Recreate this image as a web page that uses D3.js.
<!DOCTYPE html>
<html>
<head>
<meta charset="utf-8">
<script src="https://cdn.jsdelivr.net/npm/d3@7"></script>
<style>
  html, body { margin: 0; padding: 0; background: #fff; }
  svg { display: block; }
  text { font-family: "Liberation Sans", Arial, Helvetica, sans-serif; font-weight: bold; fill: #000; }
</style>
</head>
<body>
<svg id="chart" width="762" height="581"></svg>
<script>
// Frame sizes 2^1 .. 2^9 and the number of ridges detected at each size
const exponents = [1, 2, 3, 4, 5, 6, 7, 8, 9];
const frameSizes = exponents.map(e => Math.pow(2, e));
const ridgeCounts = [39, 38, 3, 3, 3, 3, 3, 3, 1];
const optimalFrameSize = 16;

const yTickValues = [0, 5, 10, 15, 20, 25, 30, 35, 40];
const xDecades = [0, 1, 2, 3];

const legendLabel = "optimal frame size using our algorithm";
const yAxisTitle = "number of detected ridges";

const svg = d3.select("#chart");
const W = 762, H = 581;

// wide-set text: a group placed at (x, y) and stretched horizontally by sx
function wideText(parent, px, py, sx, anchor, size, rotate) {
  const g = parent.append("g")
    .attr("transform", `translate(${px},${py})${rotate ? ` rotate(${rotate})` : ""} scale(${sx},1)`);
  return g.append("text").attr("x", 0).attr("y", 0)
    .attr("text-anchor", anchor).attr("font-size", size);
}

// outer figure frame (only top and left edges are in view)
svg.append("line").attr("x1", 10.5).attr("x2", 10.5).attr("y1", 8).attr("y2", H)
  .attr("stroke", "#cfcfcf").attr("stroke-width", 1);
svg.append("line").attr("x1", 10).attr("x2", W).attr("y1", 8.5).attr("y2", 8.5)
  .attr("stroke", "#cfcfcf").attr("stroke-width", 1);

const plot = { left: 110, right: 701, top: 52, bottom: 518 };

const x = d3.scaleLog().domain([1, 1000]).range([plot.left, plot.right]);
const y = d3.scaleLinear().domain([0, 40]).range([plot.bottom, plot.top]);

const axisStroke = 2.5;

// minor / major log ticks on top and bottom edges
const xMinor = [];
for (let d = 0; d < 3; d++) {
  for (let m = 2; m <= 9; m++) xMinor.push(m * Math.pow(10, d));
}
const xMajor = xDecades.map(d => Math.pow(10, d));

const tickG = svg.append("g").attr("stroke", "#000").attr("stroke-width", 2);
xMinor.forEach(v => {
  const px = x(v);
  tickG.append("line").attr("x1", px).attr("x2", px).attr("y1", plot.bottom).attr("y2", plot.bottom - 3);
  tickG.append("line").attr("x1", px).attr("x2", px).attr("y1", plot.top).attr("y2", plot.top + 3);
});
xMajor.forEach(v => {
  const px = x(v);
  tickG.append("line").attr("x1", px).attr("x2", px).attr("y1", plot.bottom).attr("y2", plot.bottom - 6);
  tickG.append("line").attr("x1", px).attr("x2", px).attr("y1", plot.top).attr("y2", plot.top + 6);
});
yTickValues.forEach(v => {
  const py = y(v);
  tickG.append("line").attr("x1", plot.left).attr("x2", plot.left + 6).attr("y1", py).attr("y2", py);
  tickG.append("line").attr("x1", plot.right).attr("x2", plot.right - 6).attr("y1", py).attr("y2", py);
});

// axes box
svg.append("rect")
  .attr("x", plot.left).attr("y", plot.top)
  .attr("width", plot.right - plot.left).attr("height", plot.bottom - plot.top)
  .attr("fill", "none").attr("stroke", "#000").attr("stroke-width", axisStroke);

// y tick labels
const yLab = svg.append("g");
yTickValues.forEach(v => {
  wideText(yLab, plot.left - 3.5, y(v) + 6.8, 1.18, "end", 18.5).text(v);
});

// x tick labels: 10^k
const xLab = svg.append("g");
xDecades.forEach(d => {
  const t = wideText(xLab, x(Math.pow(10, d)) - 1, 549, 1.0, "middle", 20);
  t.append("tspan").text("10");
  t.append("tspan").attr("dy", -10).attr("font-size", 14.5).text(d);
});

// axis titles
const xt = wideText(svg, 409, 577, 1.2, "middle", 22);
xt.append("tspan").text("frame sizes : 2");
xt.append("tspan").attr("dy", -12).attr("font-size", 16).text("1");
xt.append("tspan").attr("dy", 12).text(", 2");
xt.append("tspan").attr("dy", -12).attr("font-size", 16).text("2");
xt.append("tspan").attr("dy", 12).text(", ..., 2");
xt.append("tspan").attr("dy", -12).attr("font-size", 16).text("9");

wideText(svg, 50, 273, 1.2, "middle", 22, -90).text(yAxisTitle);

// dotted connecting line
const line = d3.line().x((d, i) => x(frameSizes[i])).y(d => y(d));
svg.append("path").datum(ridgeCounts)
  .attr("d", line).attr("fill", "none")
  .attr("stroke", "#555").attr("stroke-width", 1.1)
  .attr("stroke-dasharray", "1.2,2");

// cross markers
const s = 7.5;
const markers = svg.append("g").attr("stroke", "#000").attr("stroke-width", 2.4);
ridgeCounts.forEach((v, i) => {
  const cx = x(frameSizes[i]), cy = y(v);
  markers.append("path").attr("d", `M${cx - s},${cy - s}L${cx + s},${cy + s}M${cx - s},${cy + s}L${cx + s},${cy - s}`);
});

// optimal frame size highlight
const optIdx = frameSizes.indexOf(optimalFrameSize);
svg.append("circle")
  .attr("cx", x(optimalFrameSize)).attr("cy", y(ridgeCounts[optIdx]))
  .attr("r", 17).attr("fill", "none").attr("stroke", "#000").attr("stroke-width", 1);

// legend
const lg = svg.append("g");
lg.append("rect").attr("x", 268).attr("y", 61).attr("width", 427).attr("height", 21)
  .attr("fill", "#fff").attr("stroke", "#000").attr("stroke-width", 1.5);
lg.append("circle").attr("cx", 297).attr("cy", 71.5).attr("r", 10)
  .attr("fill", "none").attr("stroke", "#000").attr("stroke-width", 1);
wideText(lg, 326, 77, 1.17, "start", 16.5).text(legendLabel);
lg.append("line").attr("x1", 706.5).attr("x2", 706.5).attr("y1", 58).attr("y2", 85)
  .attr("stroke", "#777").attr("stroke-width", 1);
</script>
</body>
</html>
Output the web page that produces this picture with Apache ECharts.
··········
Above are some records; repeat all of them exactly.

Recreate this image as a web page that uses D3.js.
<!DOCTYPE html>
<html>
<head>
<meta charset="utf-8">
<script src="https://cdn.jsdelivr.net/npm/d3@7"></script>
<style>
  html, body { margin: 0; padding: 0; background: #fff; }
  svg { display: block; }
  text { font-family: "Liberation Sans", Arial, Helvetica, sans-serif; font-weight: bold; fill: #000; }
</style>
</head>
<body>
<svg id="chart" width="762" height="581"></svg>
<script>
// Frame sizes 2^1 .. 2^9 and the number of ridges detected at each size
const exponents = [1, 2, 3, 4, 5, 6, 7, 8, 9];
const frameSizes = exponents.map(e => Math.pow(2, e));
const ridgeCounts = [39, 38, 3, 3, 3, 3, 3, 3, 1];
const optimalFrameSize = 16;

const yTickValues = [0, 5, 10, 15, 20, 25, 30, 35, 40];
const xDecades = [0, 1, 2, 3];

const legendLabel = "optimal frame size using our algorithm";
const yAxisTitle = "number of detected ridges";

const svg = d3.select("#chart");
const W = 762, H = 581;

// wide-set text: a group placed at (x, y) and stretched horizontally by sx
function wideText(parent, px, py, sx, anchor, size, rotate) {
  const g = parent.append("g")
    .attr("transform", `translate(${px},${py})${rotate ? ` rotate(${rotate})` : ""} scale(${sx},1)`);
  return g.append("text").attr("x", 0).attr("y", 0)
    .attr("text-anchor", anchor).attr("font-size", size);
}

// outer figure frame (only top and left edges are in view)
svg.append("line").attr("x1", 10.5).attr("x2", 10.5).attr("y1", 8).attr("y2", H)
  .attr("stroke", "#cfcfcf").attr("stroke-width", 1);
svg.append("line").attr("x1", 10).attr("x2", W).attr("y1", 8.5).attr("y2", 8.5)
  .attr("stroke", "#cfcfcf").attr("stroke-width", 1);

const plot = { left: 110, right: 701, top: 52, bottom: 518 };

const x = d3.scaleLog().domain([1, 1000]).range([plot.left, plot.right]);
const y = d3.scaleLinear().domain([0, 40]).range([plot.bottom, plot.top]);

const axisStroke = 2.5;

// minor / major log ticks on top and bottom edges
const xMinor = [];
for (let d = 0; d < 3; d++) {
  for (let m = 2; m <= 9; m++) xMinor.push(m * Math.pow(10, d));
}
const xMajor = xDecades.map(d => Math.pow(10, d));

const tickG = svg.append("g").attr("stroke", "#000").attr("stroke-width", 2);
xMinor.forEach(v => {
  const px = x(v);
  tickG.append("line").attr("x1", px).attr("x2", px).attr("y1", plot.bottom).attr("y2", plot.bottom - 3);
  tickG.append("line").attr("x1", px).attr("x2", px).attr("y1", plot.top).attr("y2", plot.top + 3);
});
xMajor.forEach(v => {
  const px = x(v);
  tickG.append("line").attr("x1", px).attr("x2", px).attr("y1", plot.bottom).attr("y2", plot.bottom - 6);
  tickG.append("line").attr("x1", px).attr("x2", px).attr("y1", plot.top).attr("y2", plot.top + 6);
});
yTickValues.forEach(v => {
  const py = y(v);
  tickG.append("line").attr("x1", plot.left).attr("x2", plot.left + 6).attr("y1", py).attr("y2", py);
  tickG.append("line").attr("x1", plot.right).attr("x2", plot.right - 6).attr("y1", py).attr("y2", py);
});

// axes box
svg.append("rect")
  .attr("x", plot.left).attr("y", plot.top)
  .attr("width", plot.right - plot.left).attr("height", plot.bottom - plot.top)
  .attr("fill", "none").attr("stroke", "#000").attr("stroke-width", axisStroke);

// y tick labels
const yLab = svg.append("g");
yTickValues.forEach(v => {
  wideText(yLab, plot.left - 3.5, y(v) + 6.8, 1.18, "end", 18.5).text(v);
});

// x tick labels: 10^k
const xLab = svg.append("g");
xDecades.forEach(d => {
  const t = wideText(xLab, x(Math.pow(10, d)) - 1, 549, 1.0, "middle", 20);
  t.append("tspan").text("10");
  t.append("tspan").attr("dy", -10).attr("font-size", 14.5).text(d);
});

// axis titles
const xt = wideText(svg, 409, 577, 1.2, "middle", 22);
xt.append("tspan").text("frame sizes : 2");
xt.append("tspan").attr("dy", -12).attr("font-size", 16).text("1");
xt.append("tspan").attr("dy", 12).text(", 2");
xt.append("tspan").attr("dy", -12).attr("font-size", 16).text("2");
xt.append("tspan").attr("dy", 12).text(", ..., 2");
xt.append("tspan").attr("dy", -12).attr("font-size", 16).text("9");

wideText(svg, 50, 273, 1.2, "middle", 22, -90).text(yAxisTitle);

// dotted connecting line
const line = d3.line().x((d, i) => x(frameSizes[i])).y(d => y(d));
svg.append("path").datum(ridgeCounts)
  .attr("d", line).attr("fill", "none")
  .attr("stroke", "#555").attr("stroke-width", 1.1)
  .attr("stroke-dasharray", "1.2,2");

// cross markers
const s = 7.5;
const markers = svg.append("g").attr("stroke", "#000").attr("stroke-width", 2.4);
ridgeCounts.forEach((v, i) => {
  const cx = x(frameSizes[i]), cy = y(v);
  markers.append("path").attr("d", `M${cx - s},${cy - s}L${cx + s},${cy + s}M${cx - s},${cy + s}L${cx + s},${cy - s}`);
});

// optimal frame size highlight
const optIdx = frameSizes.indexOf(optimalFrameSize);
svg.append("circle")
  .attr("cx", x(optimalFrameSize)).attr("cy", y(ridgeCounts[optIdx]))
  .attr("r", 17).attr("fill", "none").attr("stroke", "#000").attr("stroke-width", 1);

// legend
const lg = svg.append("g");
lg.append("rect").attr("x", 268).attr("y", 61).attr("width", 427).attr("height", 21)
  .attr("fill", "#fff").attr("stroke", "#000").attr("stroke-width", 1.5);
lg.append("circle").attr("cx", 297).attr("cy", 71.5).attr("r", 10)
  .attr("fill", "none").attr("stroke", "#000").attr("stroke-width", 1);
wideText(lg, 326, 77, 1.17, "start", 16.5).text(legendLabel);
lg.append("line").attr("x1", 706.5).attr("x2", 706.5).attr("y1", 58).attr("y2", 85)
  .attr("stroke", "#777").attr("stroke-width", 1);
</script>
</body>
</html>
Output the web page that produces this picture with Apache ECharts.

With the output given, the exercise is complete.